Train a shared model while hiding individual participant updates from the coordinator.

Actors

Participants, coordinator, model owner, secure-aggregation service, auditors, and downstream model users.

Data Flow

flowchart LR
  C[Coordinator] -->|global model + training code| A[Site A]
  C -->|global model + training code| B[Site B]
  C -->|global model + training code| D[Site C]
  A -->|masked update| S[Secure aggregation]
  B -->|masked update| S
  D -->|masked update| S
  S -->|aggregate update| C
  C -->|new global model| U[Model users]
  C -->|round logs + metrics| L[Audit log]

Trust Boundaries

Boundary What crosses Who can see it Risk
Site to coordinator Training code, model version, round instructions Site operators, coordinator Bad code or wrong model version
Site to aggregation Masked updates and metadata Aggregation service Update leakage if threshold/key assumptions fail
Aggregation to coordinator Aggregate update Coordinator Small rounds can expose participants
Coordinator to users Final model Model users Memorization and membership inference
System to logs Metrics, errors, round metadata Operators, auditors Logs can reveal participant behavior

Assumptions

  • Enough participants complete each round to satisfy secure-aggregation thresholds.
  • Participant identity and key setup are reliable.
  • Local training code is reviewed and versioned.
  • The coordinator cannot inspect individual unmasked updates.

PET Stack

Federated learning, secure aggregation, participant authentication, optional DP, robust aggregation, and model auditing.

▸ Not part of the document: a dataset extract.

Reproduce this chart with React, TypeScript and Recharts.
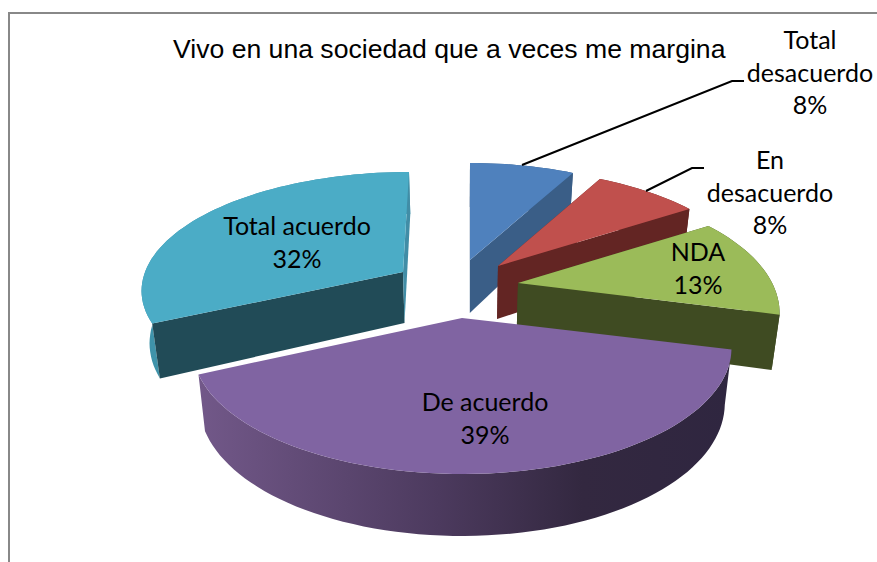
import { PieChart, Pie } from 'recharts';

const categories = ['Total desacuerdo', 'En desacuerdo', 'NDA', 'De acuerdo', 'Total acuerdo'];
const percents = [8, 8, 13, 39, 32];
const data = categories.map((name, i) => ({ name, value: percents[i] }));

// how each slice is drawn: explode offset from the pie centre, colours, projection
const sliceLook: Record<string, any> = {
  'Total desacuerdo': { dx: 8, dy: -15, top: '#4f81bd', arc: '#3a5e87', startFace: '#3a5e87', endFace: '#3a5e87' },
  'En desacuerdo': { dx: 36, dy: -9, top: '#c0504d', arc: '#632523', startFace: '#632523', endFace: '#632523', scale: 0.99 },
  NDA: { dx: 56, dy: 8, top: '#9bbb59', arc: '#3f4b22', startFace: '#3f4b22', endFace: '#3f4b22', scale: 0.985 },
  'De acuerdo': { dx: 0, dy: 43, top: '#8064a2', arc: 'url(#purpleWall)', startFace: 'none', endFace: 'none', scale: 1.015, squash: 119 },
  'Total acuerdo': { dx: -59, dy: -3, top: '#4bacc6', arc: '#3f93aa', startFace: '#214b57', endFace: '#418da6', squash: 114, tilt: 0.14, lean: 6, depth: 51 },
};

const labelLines: Record<string, string[]> = {
  'Total desacuerdo': ['Total', 'desacuerdo'],
  'En desacuerdo': ['En', 'desacuerdo'],
  NDA: ['NDA'],
  'De acuerdo': ['De acuerdo'],
  'Total acuerdo': ['Total acuerdo'],
};
const labelPos: Record<string, { x: number; y: number }> = {
  'Total desacuerdo': { x: 810, y: 49 },
  'En desacuerdo': { x: 770, y: 169 },
  NDA: { x: 698, y: 261 },
  'De acuerdo': { x: 485, y: 411 },
  'Total acuerdo': { x: 297, y: 235 },
};
const leaders: Record<string, string> = {
  'Total desacuerdo': '522,165 732,81 744,81',
  'En desacuerdo': '646,191 692,168 704,168',
};

const CX = 462;
const CY = 275;
const RADIUS = 258;

function Slice3D(props: any) {
  const { startAngle, endAngle, outerRadius, cx, cy, name } = props;
  const look = sliceLook[name];
  const ax = cx + look.dx;
  const ay = cy + look.dy;
  const R = outerRadius * (look.scale ?? 1);
  const K = look.squash ?? 120;
  const p = look.tilt ?? 0.237;
  const lean = look.lean ?? 0;
  const depth = look.depth ?? 53;

  const project = (deg: number) => {
    const a = (deg * Math.PI) / 180;
    const u = Math.cos(a);
    const v = -Math.sin(a);
    const f = 1 / (1 - p * v);
    return { x: ax + R * u * f - lean * v, y: ay + K * v * f, v };
  };
  const drop = (q: { x: number; y: number; v: number }) => ({
    x: q.x - 0.025 * (q.x - cx),
    y: q.y + depth + 9 * q.v,
    v: q.v,
  });
  const toPath = (pts: { x: number; y: number }[]) =>
    'M' + pts.map((q) => `${q.x.toFixed(1)},${q.y.toFixed(1)}`).join('L') + 'Z';

  const steps = Math.max(4, Math.ceil(Math.abs(endAngle - startAngle) / 2));
  const arc = [];
  for (let i = 0; i <= steps; i++) {
    arc.push(project(startAngle + ((endAngle - startAngle) * i) / steps));
  }
  const apex = { x: ax, y: ay, v: 0 };
  const apexLow = drop(apex);
  const first = arc[0];
  const last = arc[arc.length - 1];

  return (
    <g>
      <path d={toPath([...arc, ...arc.map(drop).reverse()])} fill={look.arc} />
      <path d={toPath([apex, first, drop(first), apexLow])} fill={look.startFace} />
      <path d={toPath([apex, last, drop(last), apexLow])} fill={look.endFace} />
      <path d={toPath([apex, ...arc])} fill={look.top} />
    </g>
  );
}

function SliceLabel(props: any) {
  const { name, value } = props;
  const pos = labelPos[name];
  const lines = [...labelLines[name], `${value}%`];
  return (
    <g>
      {leaders[name] && <polyline points={leaders[name]} fill="none" stroke="#000" strokeWidth={2} />}
      <text textAnchor="middle" fontFamily="Lato" fontSize={25} fill="#000">
        {lines.map((line, i) => (
          <tspan key={line} x={pos.x} y={pos.y + i * 32.5}>
            {line}
          </tspan>
        ))}
      </text>
    </g>
  );
}

export default function App() {
  return (
    <div style={{ position: 'fixed', left: 0, top: 0, width: 877, height: 562, background: '#fff' }}>
      <PieChart width={877} height={562} margin={{ top: 0, right: 0, bottom: 0, left: 0 }}>
        <defs>
          <linearGradient id="purpleWall" gradientUnits="userSpaceOnUse" x1="198" y1="0" x2="732" y2="0">
            <stop offset="0" stopColor="#725889" />
            <stop offset="0.45" stopColor="#4c3a5e" />
            <stop offset="0.72" stopColor="#332840" />
            <stop offset="1" stopColor="#2f2640" />
          </linearGradient>
        </defs>
        <path d="M9,562V13H877" fill="none" stroke="#888" strokeWidth={2} />
        <text x={173} y={58} fontFamily="Liberation Sans" fontSize={26.6} fill="#000">
          Vivo en una sociedad que a veces me margina
        </text>
        <Pie
          data={data}
          dataKey="value"
          nameKey="name"
          cx={CX}
          cy={CY}
          innerRadius={0}
          outerRadius={RADIUS}
          startAngle={90}
          endAngle={-270}
          stroke="none"
          shape={Slice3D}
          label={SliceLabel}
          labelLine={false}
          isAnimationActive={false}
        />
      </PieChart>
    </div>
  );
}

What This Does Not Protect Against

  • Poisoned updates by malicious participants.
  • Leakage from the final model.
  • Weak local security at participant sites.
  • Small-round inference.
  • Debug logs that expose update metadata.

Deployment Notes

Plan for participant dropouts, versioned training code, reproducible evaluation, secure key setup, and rollback when aggregation fails.

Tradeoffs

Secure aggregation improves update privacy but makes debugging, anomaly detection, and malicious-client handling harder.

Failure Modes

Gradient leakage without aggregation, poisoning, small participant rounds, key setup errors, weak participant identity, and plaintext operational logs.

Evaluation Checklist

  • What minimum number of participants is required per round?
  • Are update sizes, timing, and dropouts logged safely?
  • Is the final model tested for memorization?
  • Can poisoning be detected without inspecting individual updates?
  • Is the key setup recoverable after participant failure?